Claro que este acontecimento, explicado em poucas linhas, levanta grandes interrogações. A primeira, porque mais evidente, resulta da ausência de aviso e intervenção da PIDE/DGS. Seria possível acontecer o que aconteceu sem que aquela polícia tivesse prévio conhecimento dos objectivos e das intenções? Pessoalmente, julgo, a PIDE/DGS da cidade da Beira soube de tudo com antecedência, mas, também para se poupar e esquivar de responsabilidades no avanço da guerrilha, “esqueceu-se” de avisar as autoridades militares e de mobilizar as suas possibilidades para pôr termo à ocorrência. Estava bem evidente que aquela força policial pretendia ajudar a atirar as culpas da futura e esperada derrota militar para as forças armadas. Era um novo Estado da Índia que se desenhava no horizonte!

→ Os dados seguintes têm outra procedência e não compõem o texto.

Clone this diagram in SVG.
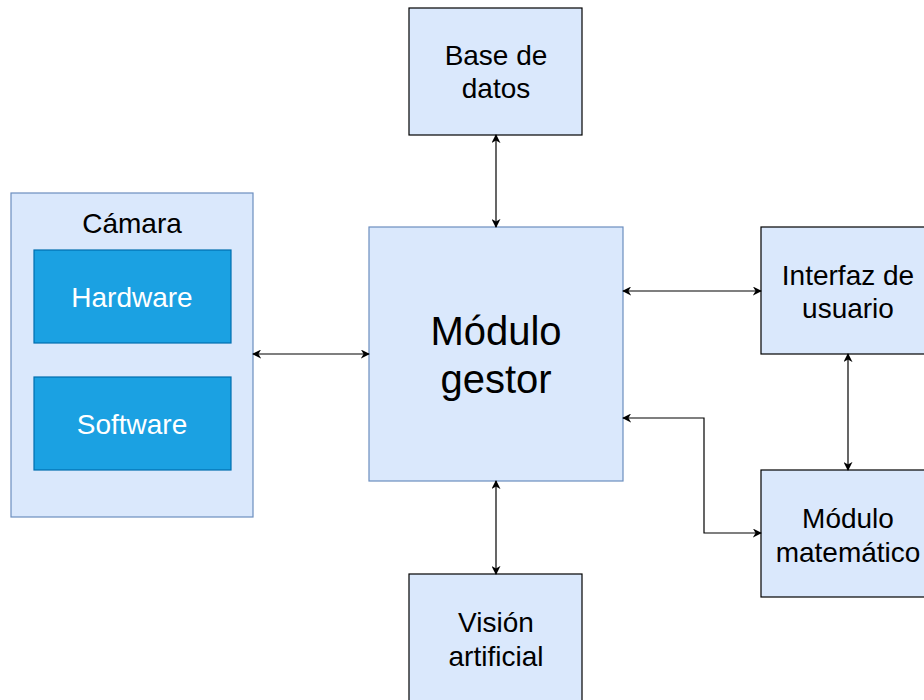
<svg xmlns="http://www.w3.org/2000/svg" width="924" height="700" viewBox="0 0 924 700">
<defs>
<marker id="arr" viewBox="0 0 10 10" refX="9" refY="5" markerWidth="9" markerHeight="9" orient="auto-start-reverse" markerUnits="userSpaceOnUse">
<path d="M0,0 L10,5 L0,10 L3,5 Z" fill="#000"/>
</marker>
<style>
.box{fill:#dae8fc;stroke:#000;stroke-width:1.2}
.boxb{fill:#dae8fc;stroke:#6c8ebf;stroke-width:1.2}
.sub{fill:#1ba1e2;stroke:#006eaf;stroke-width:1.2}
text{font-family:"Liberation Sans",Arial,sans-serif;text-anchor:middle;fill:#000}
.t{font-size:28px}
.w{fill:#fff}
.big{font-size:40px}
.edge{fill:none;stroke:#000;stroke-width:1.2;marker-start:url(#arr);marker-end:url(#arr)}
</style>
</defs>
<g id="camara">
<rect class="boxb" x="11" y="193" width="242" height="324"/>
<text class="t" x="132" y="233">Cámara</text>
</g>
<g id="hardware">
<rect class="sub" x="34" y="250" width="197" height="93"/>
<text class="t w" x="132" y="307">Hardware</text>
</g>
<g id="software">
<rect class="sub" x="34" y="377" width="197" height="93"/>
<text class="t w" x="132" y="434">Software</text>
</g>
<g id="gestor">
<rect class="boxb" x="369" y="227" width="254" height="254"/>
<text class="big" x="496" y="345">Módulo</text>
<text class="big" x="496" y="393">gestor</text>
</g>
<g id="basedatos">
<rect class="box" x="409" y="8" width="173" height="127"/>
<text class="t" x="496" y="65">Base de</text>
<text class="t" x="496" y="98">datos</text>
</g>
<g id="interfaz">
<rect class="box" x="761" y="227" width="173" height="127"/>
<text class="t" x="848" y="285">Interfaz de</text>
<text class="t" x="848" y="318">usuario</text>
</g>
<g id="matematico">
<rect class="box" x="761" y="470" width="173" height="127"/>
<text class="t" x="848" y="528">Módulo</text>
<text class="t" x="848" y="562">matemático</text>
</g>
<g id="vision">
<rect class="box" x="409" y="574" width="173" height="140"/>
<text class="t" x="496" y="632">Visión</text>
<text class="t" x="496" y="666">artificial</text>
</g>
<g id="connectors">
<path class="edge" d="M253,354 L369,354"/>
<path class="edge" d="M496,135 L496,227"/>
<path class="edge" d="M623,291 L761,291"/>
<path class="edge" d="M623,418 L704,418 L704,533 L761,533"/>
<path class="edge" d="M848,354 L848,470"/>
<path class="edge" d="M496,481 L496,574"/>
</g>
</svg>
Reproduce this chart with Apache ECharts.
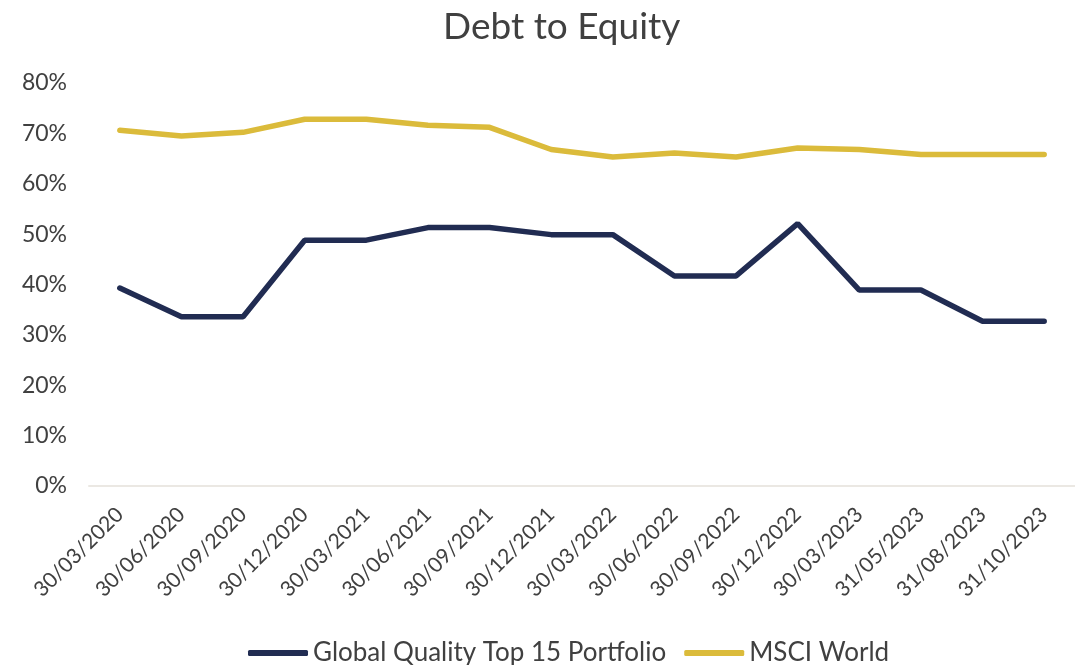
<!DOCTYPE html>
<html>
<head>
<meta charset="utf-8">
<script src="https://cdn.jsdelivr.net/npm/echarts@6/dist/echarts.min.js"></script>
<style>html,body{margin:0;padding:0;background:#fff}#c{width:1075px;height:665px}</style>
</head>
<body>
<div id="c"></div>
<script>
var categories = ['30/03/2020','30/06/2020','30/09/2020','30/12/2020','30/03/2021','30/06/2021','30/09/2021','30/12/2021','30/03/2022','30/06/2022','30/09/2022','30/12/2022','30/03/2023','31/05/2023','31/08/2023','31/10/2023'];
var portfolio = [39.3, 33.6, 33.6, 48.8, 48.8, 51.3, 51.3, 49.9, 49.9, 41.7, 41.7, 52.1, 38.9, 38.9, 32.7, 32.7];
var msciWorld = [70.6, 69.5, 70.2, 72.8, 72.8, 71.6, 71.2, 66.8, 65.3, 66.1, 65.3, 67.1, 66.8, 65.8, 65.8, 65.8];
var seriesNames = ['Global Quality Top 15 Portfolio', 'MSCI World'];
var FONT = 'Lato';
var chart = echarts.init(document.getElementById('c'));
chart.setOption({
  animation: false,
  backgroundColor: '#fff',
  title: {
    text: 'Debt to Equity', left: 438, top: 4,
    textStyle: {fontFamily: FONT, fontSize: 37, fontWeight: 'normal', color: '#404040'}
  },
  legend: {
    top: 635, left: 243, itemGap: 18, itemWidth: 60, itemHeight: 6, icon: 'roundRect',
    textStyle: {fontFamily: FONT, fontSize: 26, color: '#404040'},
    data: seriesNames
  },
  grid: {left: 89, right: -4, top: 83, bottom: 179, containLabel: false},
  xAxis: {
    type: 'category', data: categories, boundaryGap: true,
    axisLine: {lineStyle: {color: '#ebe8e3', width: 2}},
    axisTick: {show: false},
    axisLabel: {rotate: 45, fontFamily: FONT, fontSize: 21, color: '#404040', margin: 25, interval: 0}
  },
  yAxis: {
    type: 'value', min: 0, max: 80, interval: 10,
    splitLine: {show: false},
    axisLine: {show: false}, axisTick: {show: false},
    axisLabel: {formatter: '{value}%', fontFamily: FONT, fontSize: 23, color: '#404040', margin: 22}
  },
  series: [
    {name: seriesNames[0], type: 'line', data: portfolio, symbol: 'none', lineStyle: {color: '#212c52', width: 5.5, cap: 'round'}, itemStyle: {color: '#212c52'}},
    {name: seriesNames[1], type: 'line', data: msciWorld, symbol: 'none', lineStyle: {color: '#dbbb3b', width: 5.5, cap: 'round'}, itemStyle: {color: '#dbbb3b'}}
  ]
});
</script>
</body>
</html>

Mas a quem aproveitava mais esta alteração da ordem? Continuo a supor, a todos quantos jogavam na sombra, contra a “ordem ultramarina” imposta por Lisboa. Havia que “empurrar” o Exército para uma adesão à causa da independência unilateral de Moçambique. Constou, na altura, que o comandante do BCP-31 se recusou a dispersar a multidão, alegando que se iria fazer muito sangue. Assim, levanta-se uma outra pergunta: quem alinhava com quem?
A verdade é que, como por mim já referido, depois de reposta a tranquilidade aparente, o editorial do jornal afecto a Jorge Jardim apontava, nas entrelinhas, para numa melhor oportunidade se manifestar a vontade popular na Beira.
A segunda metade do mês de Janeiro de 1974, lá longe, na cidade da Beira, foi o ”tubo de ensaio” onde, quem quis ver viu, se desenhou um futuro que, afinal, não aconteceu, porque em Lisboa, em Bissau e em Nampula já os capitães conspiravam para pôr fim a uma guerra que, a continuar, para além da ruína e caos nacionais, iria trazer desonra para as forças armadas, que combatiam já sem fé numa solução justa e patriótica.